In a letter to Virginia politician John Taylor in 1816, Thomas Jefferson expressed his views on fiscal debt:

"And I sincerely believe with you, that banking establishments are more dangerous than standing armies; & that the principle of spending money to be paid by posterity, under the name of funding, is but swindling futurity on a large scale."

In the 1830s, Andrew Jackson fought vehemently against the creation of a national central bank, arguing that a central bank will concentrate too much “financial power” on the private banking institutions. Before seeking the presidency, Jackson had struggled in his career because of a tightening of credit, and he “retained a general distrust of financial institutions,” knowing firsthand the power they exerted over the citizens.

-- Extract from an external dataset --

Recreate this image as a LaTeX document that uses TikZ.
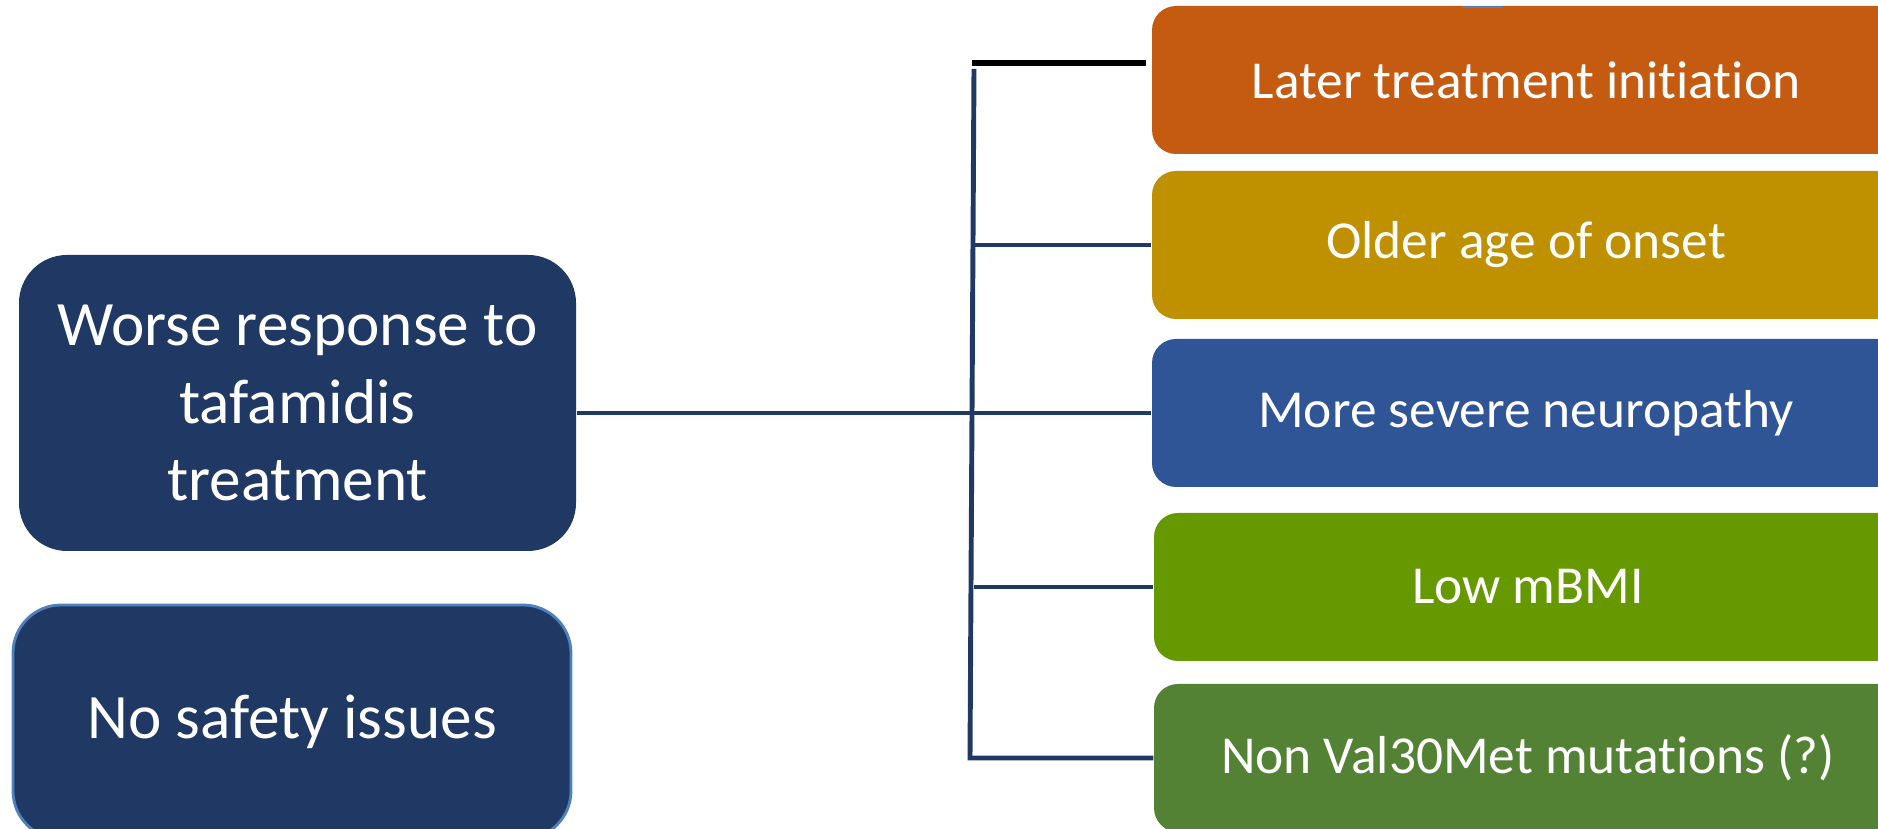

Eventually, a central bank was established in the United States in 1913.

But even in the early days, the Fed did not yield the power it does today. It was like the third-string quarterback on the winning team of fiscal responsibility in Washington.

Today, the Fed is the star — rushing the field with new and exotic games of finance: quantitative easing, the Greenspan put and entirely possible negative interest rates in the future. All this because the executive and legislative branches seem unwilling to take responsibility for the budget.

And the debt ticks higher. Now, it's almost $21 trillion. And the power of the president and Congress to do anything about it slowly slips away.

So on Saturday, the keys to one of the most influential offices in the world are being handed over to a new Fed chairman — Jerome Powell.

What will he do with the keys?

By most accounts, he will continue the path set by Yellen. The economy has improved since President Donald Trump took office in 2017, and the Fed has used the time to normalize fiscal policy after nearly 10 years of easing. It raised interest rates three times in 2017 and started buying back the bonds it issued to stimulate the economy.

It’s widely expected a Powell-led Fed will do the same in 2018. But what will he do in the next crisis?

During the Senate confirmation hearings, Powell made some statements that shed light on this question.

First, he vowed to “respond decisively” to any new economic crisis.

“We must retain the flexibility to adjust our policies in response to economic developments. ... We must be prepared to respond decisively and with appropriate force to new and unexpected threats to the nation’s financial stability and economic prosperity.”

When pressed on the issue of whether any U.S. banks are still considered too big to fail, Powell responded with a simple “no.”

Comment on this story

Austerity is a term used to describe an economic policy that is tough on borrowers. Austere measures in Washington would include cutting spending, increasing taxes or a combination of both. About “too big to fail,” austerity would mean allowing the natural consequences of poor decisions to play out and not bail them out.

Austerity is a hard pill for most to swallow. But it is often needed to turn things around. In the world of undisciplined fiscal responsibility and extravagant spending, it is refreshing to hear a simple “no” from Powell.

He has a fine line to walk. Let us hope he does it well.